The narrator identified this Allied aircraft as a Curtiss P-40 Warhawk. Again see lower.

 The air battle was over in about 30 minutes and the Zeros started returning from 11:30.

Zero pilots are equally divided between those who prefer the Model 52 due to the higher speed and those who prefer the Model 22 due to the balance in maneuverability and speed. Note the fuel truck in the background.

The tail number is visible; "9-112"

Excellent shots for a diorama showing how ground crew climbed on the Zero.

Bullet holes from enemy aircraft.

Immediately upon arrival the aircraft were rearmed and refueled.

The pilots have gathered in front of a rather dilapidated building. Note the score board on the right in front of water (?) drums.

Commanders and other high ranking officers discuss the results of the day with the pilots.

All pilots wear the same uniform, the summer model of 1942, and the Type 97 parachute except for the pilot on the left hand corner who is wearing a much brighter shirt (?) or maybe an older type of uniform. 

Note the difference in the clothes between the pilot and the ground crew member who nevertheless wears pilot's boots. The crew is wearing the typical white Hei (from heishi-soldier) cap. The crew climbing on the Zero wing in the previous stills wears a blue cap which was for officers. 

The tally board of the 204Ku. They claimed 69 enemy planes shot down including 17 probables.
P-38 Lightning X 34 (5 probables)
F4U Corsair X 14 (2)
F6F Hellcat X 5 (2)
TBF Avenger X 2 (1)
SB2C Helldiver X 14 (7)
Only eight 204Ku Zeros were hit by bullets but none was lost.
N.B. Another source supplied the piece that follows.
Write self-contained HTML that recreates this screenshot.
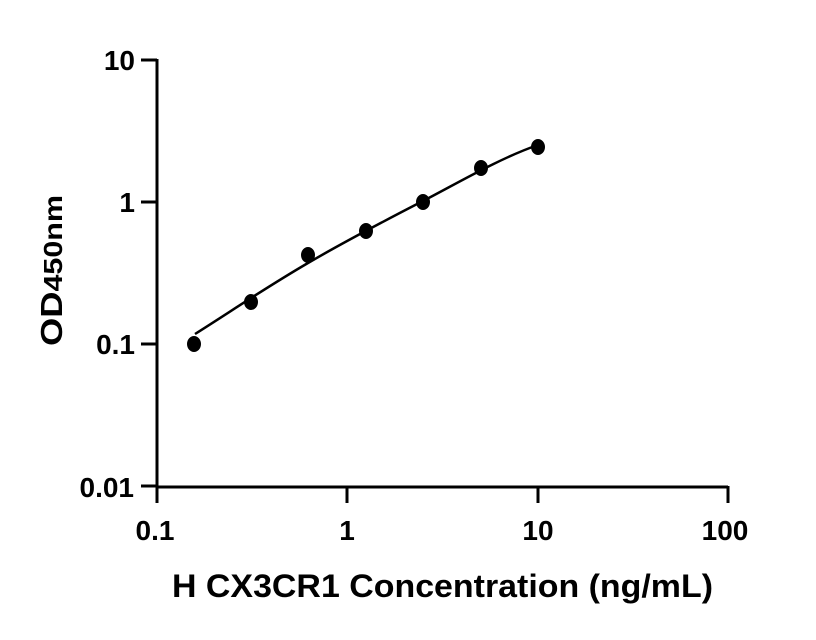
<!DOCTYPE html>
<html><head><meta charset="utf-8"><style>body{margin:0;background:#fff}svg{display:block}</style></head><body>
<svg width="816" height="640" viewBox="0 0 816 640" xmlns="http://www.w3.org/2000/svg" font-family="Liberation Sans, Arial, sans-serif" font-weight="bold">
<g stroke="#000" stroke-width="3" fill="none">
<path d="M157,59 V487 H728"/>
<path d="M141,60 H157 M141,202 H157 M141,344 H157 M141,486 H157"/>
<path d="M157,486 V503 M347,486 V503 M538,486 V503 M728,486 V503"/>
</g>
<path d="M195,334 C230,312 265,288 308,263 S390,218 423,201 S500,158 538,145" stroke="#000" stroke-width="2.5" fill="none"/>
<g fill="#000">
<ellipse cx="194" cy="344" rx="7" ry="8"/>
<ellipse cx="251" cy="302" rx="7" ry="8"/>
<ellipse cx="308" cy="255" rx="7" ry="8"/>
<ellipse cx="366" cy="231" rx="7" ry="8"/>
<ellipse cx="423" cy="202" rx="7" ry="8"/>
<ellipse cx="481" cy="168" rx="7" ry="8"/>
<ellipse cx="538" cy="147" rx="7" ry="8"/>
</g>
<g font-size="28" text-anchor="end">
<text x="135" y="70">10</text>
<text x="135" y="212">1</text>
<text x="135" y="354">0.1</text>
<text x="134" y="497">0.01</text>
</g>
<g font-size="28" text-anchor="middle">
<text x="155" y="540">0.1</text>
<text x="347" y="540">1</text>
<text x="538" y="540">10</text>
<text x="725" y="540">100</text>
</g>
<text x="172" y="597" font-size="32" textLength="541" lengthAdjust="spacingAndGlyphs">H CX3CR1 Concentration (ng/mL)</text>
<text transform="translate(62,346) rotate(-90)" font-size="31" textLength="151" lengthAdjust="spacingAndGlyphs">OD<tspan font-size="26">450nm</tspan></text>
</svg>
</body></html>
The 253Ku claimed 18 aircraft shot down.
P-38 Lightning X 7
F4U Corsair X 10
F6F Hellcat X 1
Four Zeros were hit by bullets, none was lost.

The Allied forces had:
P-38 Lightning X 20
F4U Corsair & F6F Hellcat X 51
SBD Dauntless X 29
TBF Avenger X 18
and claimed 32 Zeros shot down including 12 probables. They admitted losing eight P-38 Lightning and one each of all the other types; total 12. Note that no B-24 or other 4-engine bombers are mentioned although the video clearly shows that at least a few participated and one was damaged or shot down.
As you can see both sides highly overclaimed but the results show a clear aerial victory for the Japanese side alleviated ofcourse by the loss of ships. That would be the last "victory" of the Japanese before the evacuation of Rabaul. As Wiki mentions:
 In February, the Japanese command decided to pull all remaining Japanese airmen and their crews from Rabaul. Between 70 and 120 Japanese aircraft flew from Rabaul to Truk (which had recently been raided by US Navy carrier aircraft) on the morning of 19 February. Their valuable mechanics attempted to leave Rabaul by ship on 21 February, but their ship was sunk by Allied bombers. This marked the end of Japanese air resistance to Allied planes over Rabaul.

The Japanese pilots received a few bottles of sake from the headquarters as congratulatory presents.